KAPAA — Kauai’s school-aged keiki don’t eat their brown rice.
That is, unless it comes with shoyu or some other kind of sauce or spice, according to Joell Edwards, farm-to-school program manager with Malama Kauai and food access coordinator for the County of Kauai.
Most of that brown rice just ends up in the food waste bins outside school cafeterias, along with some of the other less-favorable items on school menus, like pre-dressed salad.
While much of that food waste is then recycled as food for local farm animals — pigs and goats — schools, through the ‘Aina Pono farm-to-school program, are looking to decrease the amount of food waste coming out of cafeterias on Kauai.
That means serving what kids will eat, while also following nutrition guidelines.
To learn what those favored food items are, Edwards is teaming up with a few other organizations to do a waste audit at schools, weighing the already separated waste from cafeteria lunches and monitoring what gets thrown out and what gets eaten.
From there, schools can refine their menus. Jennifer Milholen, with Kokua Hawaii Foundation, pointed out an example.
“We ntoiced that on apple day, hundreds of whole apples were getting wasted, no bites at all,” Milholen said. “From that simple observation, slicers were introduced to many kitchens.”
Apple consumption went up by 50%.
Monday, Edwards was at Kapaa Middle School, one of four schools that were rolling out waste audits that day on Kauai. The audits last for nine school days, so those counting can get a good idea of what’s regularly eaten and what’s not.
At KMS, 36% of students ate school lunch in November.
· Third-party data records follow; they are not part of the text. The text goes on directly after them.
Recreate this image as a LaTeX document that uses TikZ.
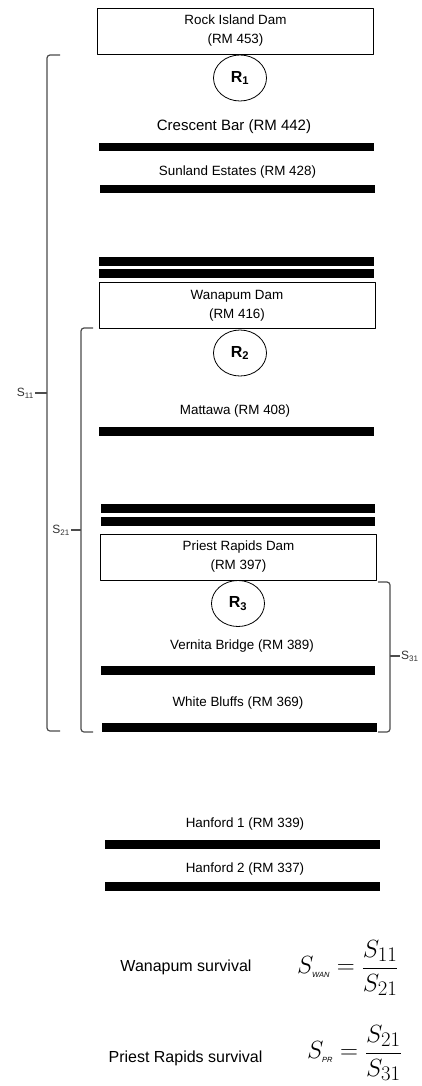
\documentclass[tikz,border=0pt]{standalone}
\usepackage{fontspec}
\setmainfont{Liberation Sans}
\usetikzlibrary{shapes.geometric}

\newcommand{\printBar}[3]{\fill [black] (#1,#3) rectangle (#2,#3+8.5);}
\newcommand{\subtag}[1]{\hbox{\fontsize{7.5}{7.5}\selectfont\itshape #1}}

\tikzset{
  dambox/.style={draw=black, line width=0.9pt, minimum width=276pt, minimum height=46pt,
    align=center, inner sep=0pt, font=\fontsize{13.4}{19}\selectfont},
  reach/.style={draw=black, ellipse, line width=0.8pt, minimum width=53pt, minimum height=46pt,
    inner sep=0pt, font=\fontsize{16}{18}\selectfont\bfseries},
  sitelabel/.style={inner sep=0pt, font=\fontsize{13.4}{16}\selectfont},
  bracket/.style={draw=black!70, line width=1.2pt, rounded corners=3pt},
  brlabel/.style={inner sep=1pt, text=black!80, font=\fontsize{12}{14}\selectfont},
  survlabel/.style={inner sep=0pt, font=\fontsize{16}{18}\selectfont},
  survfrac/.style={inner sep=0pt, anchor=west, font=\fontsize{24.88}{28}\selectfont}
}

\begin{document}
\begin{tikzpicture}[x=1pt,y=-1pt,line join=round]
  \useasboundingbox (0,0) rectangle (422,1086);

  % dams
  \node [dambox] (rockisland) at (235.5,31) {Rock Island Dam\\(RM 453)};
  \node [dambox] (wanapum) at (237,305.5) {Wanapum Dam\\(RM 416)};
  \node [dambox] (priestrapids) at (238.5,557) {Priest Rapids Dam\\(RM 397)};

  % reaches
  \node [reach] (reachA) at (240,78) {R\textsubscript{1}};
  \node [reach] (reachB) at (240,353) {R\textsubscript{2}};
  \node [reach] (reachC) at (238,603.5) {R\textsubscript{3}};

  % sites
  \node [sitelabel, font=\fontsize{15}{17}\selectfont] (crescent) at (234,127) {Crescent Bar (RM 442)};
  \node [sitelabel] (sunland) at (237.5,172) {Sunland Estates (RM 428)};
  \node [sitelabel] (mattawa) at (235,411) {Mattawa (RM 408)};
  \node [sitelabel] (vernita) at (242,646) {Vernita Bridge (RM 389)};
  \node [sitelabel] (whitebluffs) at (238,703) {White Bluffs (RM 369)};
  \node [sitelabel] (hanfordA) at (245,824) {Hanford 1 (RM 339)};
  \node [sitelabel] (hanfordB) at (245,869) {Hanford 2 (RM 337)};

  % arrays
  \foreach \xa/\xb/\y in {99/374/143, 100/375/185, 99/374/257, 99/374/269, 99/374/427,
      101/375/504, 101/375/517, 101/375/666, 102/377/723, 105/380/840, 105/380/882} {
      \printBar{\xa}{\xb}{\y}
    }

  % survival brackets
  \draw [bracket] (60,55) -- (47,55) -- (47,731) -- (60,731);
  \node [brlabel, anchor=east] (sA) at (35,393) {S\textsubscript{11}};
  \coordinate (sAtip) at (47,393);
  \draw [bracket] (sA.east) -- (sAtip);

  \draw [bracket] (93,328) -- (81,328) -- (81,732) -- (93,732);
  \node [brlabel, anchor=east] (sB) at (71,530) {S\textsubscript{21}};
  \coordinate (sBtip) at (81,530);
  \draw [bracket] (sB.east) -- (sBtip);

  \draw [bracket] (378,582) -- (390,582) -- (390,732) -- (378,732);
  \node [brlabel, anchor=west] (sC) at (400,656) {S\textsubscript{31}};
  \coordinate (sCtip) at (390,656);
  \draw [bracket] (sCtip) -- (sC.west);

  % estimates
  \node [survlabel] (wansurv) at (186,967) {Wanapum survival};
  \node [survfrac] (wanfrac) at (297,968) {$\displaystyle S_{\subtag{WAN}}=\frac{S_{11}}{S_{21}}$};
  \node [survlabel] (prsurv) at (185.5,1058) {Priest Rapids survival};
  \node [survfrac] (prfrac) at (307,1053) {$\displaystyle S_{\subtag{PR}}=\frac{S_{21}}{S_{31}}$};
\end{tikzpicture}
\end{document}
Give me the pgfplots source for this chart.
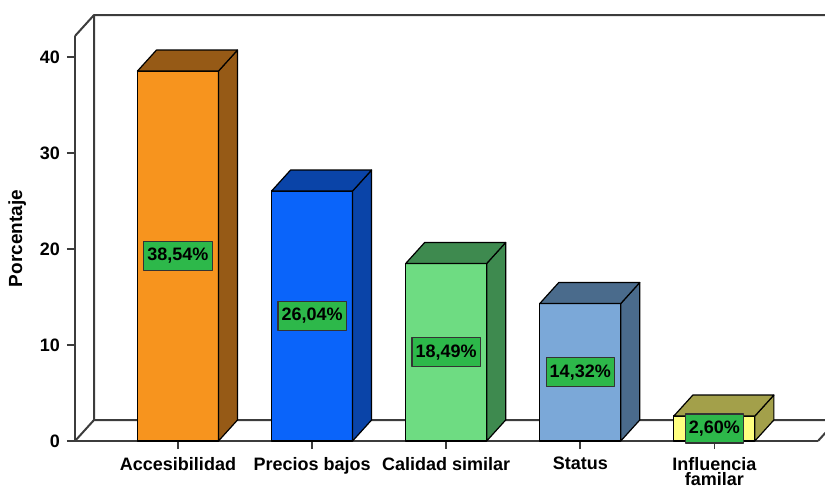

Students went through the line and got lunch as they would on a regular day. Monday’s lunch was sloppy joe sandwiches. Then, they separated their waste out into different bins, with spaces for things like recyclables, trash and food waste.
Afterward, partners in the program, including Kokua Hawaii Foundation, Malama Kauai and Zero Waste Kauai, weigh the sorted waste.
“Here I think we’ll see kids don’t eat their brown rice, too,” said Matthew Woods, KMS cafeteria coordinator.
That could be because rice is a grain, one of the items kids are required to have on their plate every day. Woods explained some of the items on the menu are served and others are offered.
“We notice kids won’t eat as much of the vegetables, like broccoli for instance, but that’s offered versus served so if they don’t want it, they don’t put it on their plate,” Woods said.
Once the audit establishes a baseline of waste, a new menu will be introduced to the kids, one that is more fine-tuned to their tastes and will hopefully result in less food being tossed out.
In addition, kids eating cafeteria lunch are being required to fill out an online survey as the waste audit continues, so the school can understand what kids like and what they don’t.
As they went through the line to throw out their leftovers on Monday, some students talked about what they hope to see on the new menu.
“I hope there’s pizza,” said Sienna Yamashita.
Charlice Kenney reminded her that there’s already pizza on the menu. It’s universal favorite on campus.
“Then, I hope they have mangoes,” Yamashita said. “But some people have allergies to those.”
Kenney said she would be excited to see more fresh pineapple on lunch menus.
Woods said the new menu, which will be rolled out by the Department of Education in coming weeks, has things like chicken adobo sandwiches and luau stew.
That and other future menu items can change, though, depending upon the results of these waste audits.